Jermaine Burton appears to have learned his lesson after an incident involving a physical altercation with a female Tennessee fan in Knoxville earlier this year. He was one of the first Alabama players to exit the field on Saturday night as LSU fans celebrated a win in Baton Rouge.

Burton, a junior wide receiver in his first year in Tuscaloosa after transferring from Georgia, has been on the losing end of two field storms this season alongside his Crimson Tide teammates. The first, which came after a loss to the Volunteers on the third Saturday in October, came with controversy.

Following the game, as fans poured onto the field, a video showed Burton make contact with a female as he made his way into the locker room. A second, lengthier clip gave further context to the entire incident and showed the receiver make contact with multiple fans during his exit.

Despite the corroborating video evidence that showed Burton struck a female Tennessee fan, he was not suspended. Nick Saban allowed him to play the entire game a week later.

While most people seemed to agree that Burton should have been suspended for at least one half of the following game, he was not. He played the full game against Mississippi State on October 22nd.

Nick Saban handled the Jermaine Burton incident his way.

When asked why Burton was allowed to play, Saban said that he and his staff had handled things internally. The 71-year-old head coach added that Burton is in counseling and provided context to the situation.

“I didn’t think it was necessary to suspend the guy, so if you knew the whole story, maybe you wouldn’t either," said Saban. "But I am not gonna divulge that.”

Saban said that he, some of his players, and Burton were "scared" while leaving the field amidst the fan rush. He did not say that Burton was scared of the female fan with whom he made contact. He did not correlate one with the other.

It would be irresponsible to make that jump based off of what was said. To inflate Saban's comments into something that they were not would be as well.

The incident with Burton at Tennessee was handled inside the Alabama program, which has a history of keeping things locked up under Saban. Right or wrong, it's what they do.. And it appears as though Burton learned his lesson despite the lack of suspension.
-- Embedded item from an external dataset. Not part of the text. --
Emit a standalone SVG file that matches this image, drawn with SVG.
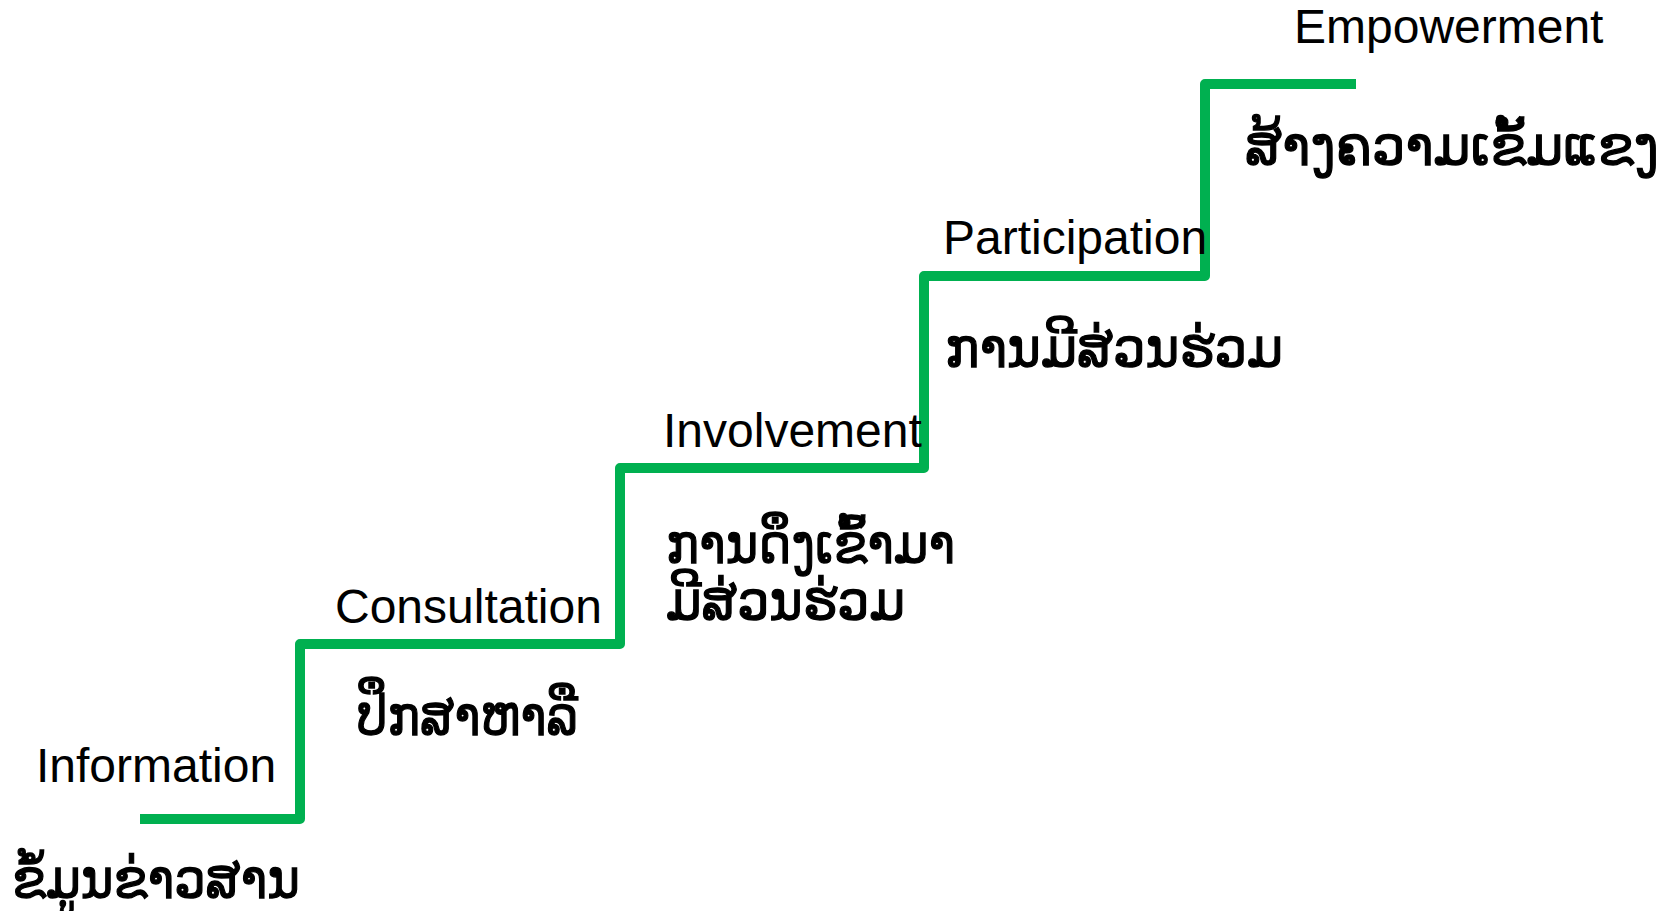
<svg xmlns="http://www.w3.org/2000/svg" width="1668" height="911" viewBox="0 0 1668 911">
<style>
.en{font-family:"Liberation Sans",Arial,sans-serif;font-size:48px;fill:#000}
.lo{font-family:"DejaVu Sans","Noto Sans",sans-serif;font-size:56px;fill:#000;stroke:#000;stroke-width:1.3}
.step{fill:none;stroke:#00B050;stroke-width:10;stroke-linejoin:round;stroke-linecap:butt}
</style>
<rect width="1668" height="911" fill="#fff"/>
<g id="connectors">
<path class="step" d="M140,819 H300 V644 H620 V468 H924 V276 H1205 V84 H1356"/>
</g>
<g id="information">
<text class="en" x="36" y="782">Information</text>
<text class="lo" x="12" y="898" textLength="288" lengthAdjust="spacingAndGlyphs">ຂໍ້ມູນຂ່າວສານ</text>
</g>
<g id="consultation">
<text class="en" x="335" y="623">Consultation</text>
<text class="lo" x="357" y="735" textLength="221" lengthAdjust="spacingAndGlyphs">ປຶກສາຫາລື</text>
</g>
<g id="involvement">
<text class="en" x="663" y="447">Involvement</text>
<text class="lo" x="666" y="563" textLength="289" lengthAdjust="spacingAndGlyphs">ການດຶງເຂົ້າມາ</text>
<text class="lo" x="666" y="620" textLength="239" lengthAdjust="spacingAndGlyphs">ມີສ່ວນຮ່ວມ</text>
</g>
<g id="participation">
<text class="en" x="943" y="254">Participation</text>
<text class="lo" x="945" y="367" textLength="338" lengthAdjust="spacingAndGlyphs">ການມີສ່ວນຮ່ວມ</text>
</g>
<g id="empowerment">
<text class="en" x="1294" y="43">Empowerment</text>
<text class="lo" x="1245" y="165" textLength="414" lengthAdjust="spacingAndGlyphs">ສ້າງຄວາມເຂັ້ມແຂງ</text>
</g>
</svg>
On Saturday, as LSU fans stormed the field to celebrate the win over the Tide, they gave a perfect example of why Saban, Burton and his players were "scared" after the loss to Tennessee. A group of Tiger fans confronted a visiting staff member in an unfriendly manner and got right up in his face. He required a police escort off of the field because the LSU fans were so hostile.

Replace the Bayou Bengals on the field in Baton Rouge for Volunteers in Knoxville, and it was surely a similar scene. Video from the incident at Tennessee backs up the hostility toward Burton and other Alabama players.

Jermaine Burton did not make the same mistake twice.

This does not excuse Burton's behavior. It does not excuse Saban's handling of the situation.

However, it does speak to exactly what Saban was saying about players being "scared." Field storms can get confrontational and fans are not always acting in a kind or respectful manner, which is why the SEC is taking action to minimize field storms moving forward.

In addition, suspension or not, Burton has learned his lesson. He was one of the first Alabama players to exit the field on Saturday without issue. Notice how he did not look "scared" because he was able to avoid the LSU fans by getting into the tunnel, which was not the case at Tennessee.

Again, what Burton did in Knoxville was wrong. In my opinion, he should have sat for one game — especially a game that Alabama was going to win anyway.

However, Saban's comments about being "scared" are entirely vindicated by the incident with one of his staffers in Baton Rouge. And his decision not to suspend Burton, clearly, did not keep his receiver from learning that his actions were wrong, as exemplified by his quick exit on Saturday night.